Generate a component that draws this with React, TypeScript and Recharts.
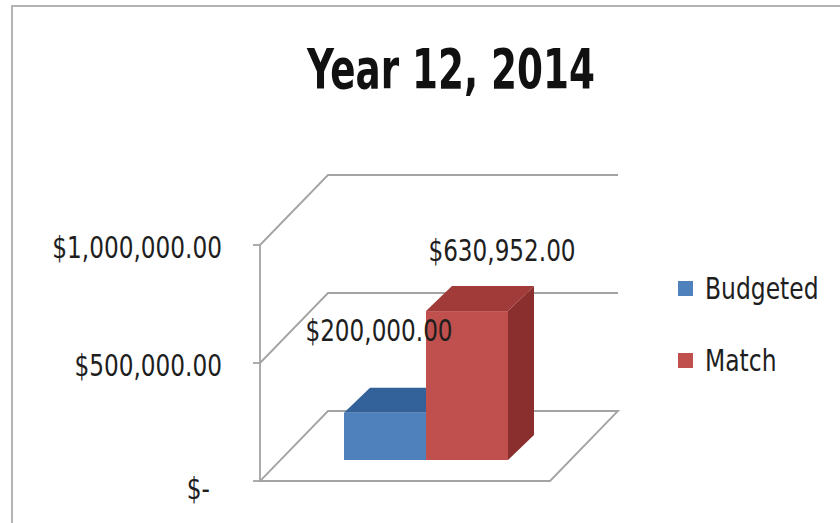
import { Bar, BarChart, CartesianGrid, LabelList, Legend, XAxis, YAxis } from "recharts";

const CATEGORIES = ["Year 12, 2014"];
const BUDGETED = [200000];
const MATCH = [630952];
const Y_TICKS = [0, 500000, 1000000];

const data = CATEGORIES.map((name, i) => ({ name, Budgeted: BUDGETED[i], Match: MATCH[i] }));

const W = 840;
const H = 523;
const MARGIN = { top: 245, right: 290, bottom: 42, left: 0 };
const FONT = "'Liberation Sans Narrow', 'Arial Narrow', 'DejaVu Sans Condensed', sans-serif";
const GRID = "#a3a3a3";
const TEXT = "#1e1e1e";

// depth of the back wall and of a bar, and how far bars sit back from the front edge
const WALL_DX = 68;
const WALL_DY = 70;
const BAR_DX = 26;
const BAR_DY = 25;
const LIFT = 21;

const BLUE = { front: "#4f81bd", top: "#33629b", side: "#2e5888" };
const RED = { front: "#c0504d", top: "#a13b39", side: "#8a2f2d" };

function money(v: number): string {
  if (v === 0) return "$-";
  return "$" + v.toLocaleString("en-US", { minimumFractionDigits: 2, maximumFractionDigits: 2 });
}

function Box3D(props: any) {
  const { x, y, width, height, colors } = props;
  if (!height) return null;
  const fx = x + LIFT;
  const fy = y - LIFT;
  const b = fy + height;
  return (
    <g>
      <path d={`M${fx + width},${fy} L${fx + width + BAR_DX},${fy - BAR_DY} L${fx + width + BAR_DX},${b - BAR_DY} L${fx + width},${b} Z`} fill={colors.side} />
      <path d={`M${fx},${fy} L${fx + BAR_DX},${fy - BAR_DY} L${fx + width + BAR_DX},${fy - BAR_DY} L${fx + width},${fy} Z`} fill={colors.top} />
      <rect x={fx} y={fy} width={width} height={height} fill={colors.front} />
    </g>
  );
}

function WallLine(props: any) {
  const { x1, y1, x2 } = props;
  const floor = Math.abs(y1 - (H - MARGIN.bottom)) < 1;
  const d = floor
    ? `M${x1},${y1} L${x2},${y1} L${x2 + WALL_DX},${y1 - WALL_DY} L${x1 + WALL_DX},${y1 - WALL_DY} Z`
    : `M${x1},${y1} L${x1 + WALL_DX},${y1 - WALL_DY} L${x2 + WALL_DX},${y1 - WALL_DY}`;
  return <path key={props.key} d={d} fill="none" stroke={GRID} strokeWidth={1.8} />;
}

function YTick(props: any) {
  const { x, y, payload } = props;
  const zero = payload.value === 0;
  return (
    <text
      transform={`translate(${zero ? x - 12 : x},${y + (zero ? 18 : 13)}) scale(0.86,1)`}
      textAnchor="end"
      fontSize={30}
      fontFamily={FONT}
      fill={TEXT}
    >
      {money(payload.value)}
    </text>
  );
}

function valueLabel(dx: number, dy: number) {
  return (props: any) => {
    const { x, y, width, value } = props;
    return (
      <text
        transform={`translate(${x + width / 2 + dx},${y + dy}) scale(0.83,1)`}
        textAnchor="middle"
        fontSize={31}
        fontFamily={FONT}
        fill={TEXT}
      >
        {money(value)}
      </text>
    );
  };
}

function LegendBox(props: any) {
  const { payload } = props;
  return (
    <div style={{ fontFamily: FONT, fontSize: 31, color: TEXT }}>
      {(payload || []).map((item: any) => (
        <div key={item.value} style={{ display: "flex", alignItems: "center", height: 72 }}>
          <span style={{ width: 15, height: 15, background: item.color, marginRight: 12, flex: "none" }} />
          <span style={{ display: "inline-block", transform: "scale(0.84,1)", transformOrigin: "left center" }}>{item.value}</span>
        </div>
      ))}
    </div>
  );
}

export default function App() {
  return (
    <div style={{ position: "absolute", left: 0, top: 0, width: W, height: H, background: "#fff", overflow: "hidden" }}>
      <div style={{ position: "absolute", left: 11, top: 5, width: W, height: H, border: "2px solid #b4b4b4" }} />
      <div
        style={{
          position: "absolute",
          left: 31,
          width: W,
          top: 41,
          textAlign: "center",
          fontFamily: FONT,
          fontWeight: "bold",
          fontSize: 56,
          lineHeight: "56px",
          color: "#111",
          transform: "scale(0.74,1)",
          transformOrigin: "center",
        }}
      >
        Year 12, 2014
      </div>
      <div style={{ position: "absolute", left: 0, top: 0 }}>
        <BarChart width={W} height={H} data={data} margin={MARGIN} barGap={0} barSize={82}>
          <CartesianGrid vertical={false} horizontal={WallLine} />
          <XAxis dataKey="name" hide />
          <YAxis
            domain={[0, 1000000]}
            ticks={Y_TICKS}
            width={260}
            tickSize={7}
            tickMargin={31}
            axisLine={{ stroke: GRID, strokeWidth: 1.8 }}
            tickLine={{ stroke: GRID, strokeWidth: 1.8 }}
            tick={YTick}
          />
          <Legend
            layout="vertical"
            align="center"
            verticalAlign="middle"
            content={LegendBox}
            wrapperStyle={{ left: 678, top: 252, width: 160 }}
          />
          <Bar dataKey="Budgeted" fill={BLUE.front} isAnimationActive={false} shape={(p: any) => <Box3D {...p} colors={BLUE} />}>
            <LabelList dataKey="Budgeted" content={valueLabel(15, -93)} />
          </Bar>
          <Bar dataKey="Match" fill={RED.front} isAnimationActive={false} shape={(p: any) => <Box3D {...p} colors={RED} />}>
            <LabelList dataKey="Match" content={valueLabel(56, -71)} />
          </Bar>
        </BarChart>
      </div>
    </div>
  );
}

************

Stated task →
Transcribe the listing in full and omit the pictures.

Right answer →
Generate a component that draws this with React, TypeScript and Recharts.
import { Bar, BarChart, CartesianGrid, LabelList, Legend, XAxis, YAxis } from "recharts";

const CATEGORIES = ["Year 12, 2014"];
const BUDGETED = [200000];
const MATCH = [630952];
const Y_TICKS = [0, 500000, 1000000];

const data = CATEGORIES.map((name, i) => ({ name, Budgeted: BUDGETED[i], Match: MATCH[i] }));

const W = 840;
const H = 523;
const MARGIN = { top: 245, right: 290, bottom: 42, left: 0 };
const FONT = "'Liberation Sans Narrow', 'Arial Narrow', 'DejaVu Sans Condensed', sans-serif";
const GRID = "#a3a3a3";
const TEXT = "#1e1e1e";

// depth of the back wall and of a bar, and how far bars sit back from the front edge
const WALL_DX = 68;
const WALL_DY = 70;
const BAR_DX = 26;
const BAR_DY = 25;
const LIFT = 21;

const BLUE = { front: "#4f81bd", top: "#33629b", side: "#2e5888" };
const RED = { front: "#c0504d", top: "#a13b39", side: "#8a2f2d" };

function money(v: number): string {
  if (v === 0) return "$-";
  return "$" + v.toLocaleString("en-US", { minimumFractionDigits: 2, maximumFractionDigits: 2 });
}

function Box3D(props: any) {
  const { x, y, width, height, colors } = props;
  if (!height) return null;
  const fx = x + LIFT;
  const fy = y - LIFT;
  const b = fy + height;
  return (
    <g>
      <path d={`M${fx + width},${fy} L${fx + width + BAR_DX},${fy - BAR_DY} L${fx + width + BAR_DX},${b - BAR_DY} L${fx + width},${b} Z`} fill={colors.side} />
      <path d={`M${fx},${fy} L${fx + BAR_DX},${fy - BAR_DY} L${fx + width + BAR_DX},${fy - BAR_DY} L${fx + width},${fy} Z`} fill={colors.top} />
      <rect x={fx} y={fy} width={width} height={height} fill={colors.front} />
    </g>
  );
}

function WallLine(props: any) {
  const { x1, y1, x2 } = props;
  const floor = Math.abs(y1 - (H - MARGIN.bottom)) < 1;
  const d = floor
    ? `M${x1},${y1} L${x2},${y1} L${x2 + WALL_DX},${y1 - WALL_DY} L${x1 + WALL_DX},${y1 - WALL_DY} Z`
    : `M${x1},${y1} L${x1 + WALL_DX},${y1 - WALL_DY} L${x2 + WALL_DX},${y1 - WALL_DY}`;
  return <path key={props.key} d={d} fill="none" stroke={GRID} strokeWidth={1.8} />;
}

function YTick(props: any) {
  const { x, y, payload } = props;
  const zero = payload.value === 0;
  return (
    <text
      transform={`translate(${zero ? x - 12 : x},${y + (zero ? 18 : 13)}) scale(0.86,1)`}
      textAnchor="end"
      fontSize={30}
      fontFamily={FONT}
      fill={TEXT}
    >
      {money(payload.value)}
    </text>
  );
}

function valueLabel(dx: number, dy: number) {
  return (props: any) => {
    const { x, y, width, value } = props;
    return (
      <text
        transform={`translate(${x + width / 2 + dx},${y + dy}) scale(0.83,1)`}
        textAnchor="middle"
        fontSize={31}
        fontFamily={FONT}
        fill={TEXT}
      >
        {money(value)}
      </text>
    );
  };
}

function LegendBox(props: any) {
  const { payload } = props;
  return (
    <div style={{ fontFamily: FONT, fontSize: 31, color: TEXT }}>
      {(payload || []).map((item: any) => (
        <div key={item.value} style={{ display: "flex", alignItems: "center", height: 72 }}>
          <span style={{ width: 15, height: 15, background: item.color, marginRight: 12, flex: "none" }} />
          <span style={{ display: "inline-block", transform: "scale(0.84,1)", transformOrigin: "left center" }}>{item.value}</span>
        </div>
      ))}
    </div>
  );
}

export default function App() {
  return (
    <div style={{ position: "absolute", left: 0, top: 0, width: W, height: H, background: "#fff", overflow: "hidden" }}>
      <div style={{ position: "absolute", left: 11, top: 5, width: W, height: H, border: "2px solid #b4b4b4" }} />
      <div
        style={{
          position: "absolute",
          left: 31,
          width: W,
          top: 41,
          textAlign: "center",
          fontFamily: FONT,
          fontWeight: "bold",
          fontSize: 56,
          lineHeight: "56px",
          color: "#111",
          transform: "scale(0.74,1)",
          transformOrigin: "center",
        }}
      >
        Year 12, 2014
      </div>
      <div style={{ position: "absolute", left: 0, top: 0 }}>
        <BarChart width={W} height={H} data={data} margin={MARGIN} barGap={0} barSize={82}>
          <CartesianGrid vertical={false} horizontal={WallLine} />
          <XAxis dataKey="name" hide />
          <YAxis
            domain={[0, 1000000]}
            ticks={Y_TICKS}
            width={260}
            tickSize={7}
            tickMargin={31}
            axisLine={{ stroke: GRID, strokeWidth: 1.8 }}
            tickLine={{ stroke: GRID, strokeWidth: 1.8 }}
            tick={YTick}
          />
          <Legend
            layout="vertical"
            align="center"
            verticalAlign="middle"
            content={LegendBox}
            wrapperStyle={{ left: 678, top: 252, width: 160 }}
          />
          <Bar dataKey="Budgeted" fill={BLUE.front} isAnimationActive={false} shape={(p: any) => <Box3D {...p} colors={BLUE} />}>
            <LabelList dataKey="Budgeted" content={valueLabel(15, -93)} />
          </Bar>
          <Bar dataKey="Match" fill={RED.front} isAnimationActive={false} shape={(p: any) => <Box3D {...p} colors={RED} />}>
            <LabelList dataKey="Match" content={valueLabel(56, -71)} />
          </Bar>
        </BarChart>
      </div>
    </div>
  );
}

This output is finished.